Does the Claimant raise some reviewable error of the General Division upon which the appeal might succeed?

[15] In support of his application for permission to appeal, the Claimant puts forward that he did not receive the notice of hearing by email. He would like a chance to explain his story to the Tribunal.

[16] The General Division did proceed with the hearing in the Claimant’s absence. It noted that the Claimant had allowed the General Division to communicate with him by email. On October 31, 2019, the Notice of Hearing was sent to the email the Claimant provided. The General Division found that the Claimant received notice of the hearing because there was no evidence the email was undeliverable or was returned. In view of the above, the Tribunal cannot find a breach of natural justice.

[17] Notwithstanding, a letter was sent to the Claimant asking that he explain in detail his grounds of appeal on the issue of allocation of earnings.

[18] The Claimant puts forward that it is unfair that the Canada Revenue Agency does not allow him to allocate his earnings but that the Commission is allowed to do it. He submits that he had a long dispute with his employer who was attempting not to pay him his severance pay. Now that he has received a severance pay, he can no longer sue his employer according to his lawyer.

[19] The Federal Court of Appeal has clearly established that amounts paid by reason of separation from an employment constitute earnings within the meaning of section 35 of the EI Regulations and must be allocated in accordance with subsection 36(9) of the EI Regulations.

[20] Therefore, the General Division did not err when it concluded that the Claimant had earnings pursuant to section 35(2) of the EI Regulations and that these earnings were correctly allocated pursuant to section 36(9) of the EI Regulations because the earnings were paid by reason of a separation from an employment.

[21] As noted by the General Division, the allocation is done from the week of when the layoff happened, and is allocated weekly from that point on, until it is exhausted. The earnings were therefore correctly allocated from March 2, 2018, until the week of April 12, 2020.

[22] In his application for leave to appeal, the Claimant has not identified any reviewable errors such as jurisdiction or any failure by the General Division to observe a principle of natural justice.

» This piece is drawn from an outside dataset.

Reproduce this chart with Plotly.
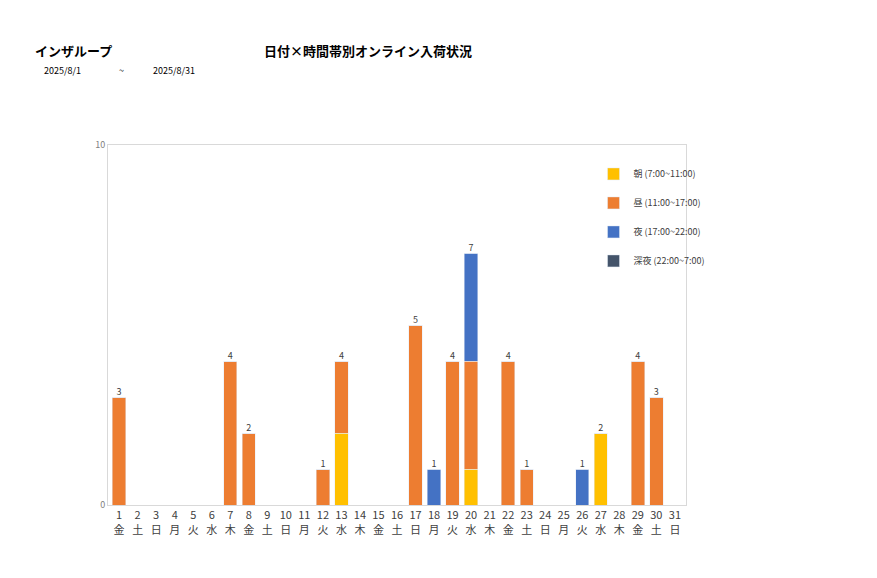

He has not identified errors in law nor identified any erroneous findings of fact which the General Division may have made in a perverse or capricious manner or without regard for the material before it, in coming to its decision.

[23] For the above mentioned reasons and after reviewing the docket of appeal, the decision of the General Division and considering the arguments of the Claimant in support of his request for leave to appeal, The Tribunal finds that the appeal has no reasonable chance of success.

Conclusion

[24] The Tribunal refuses leave to appeal to the Appeal Division.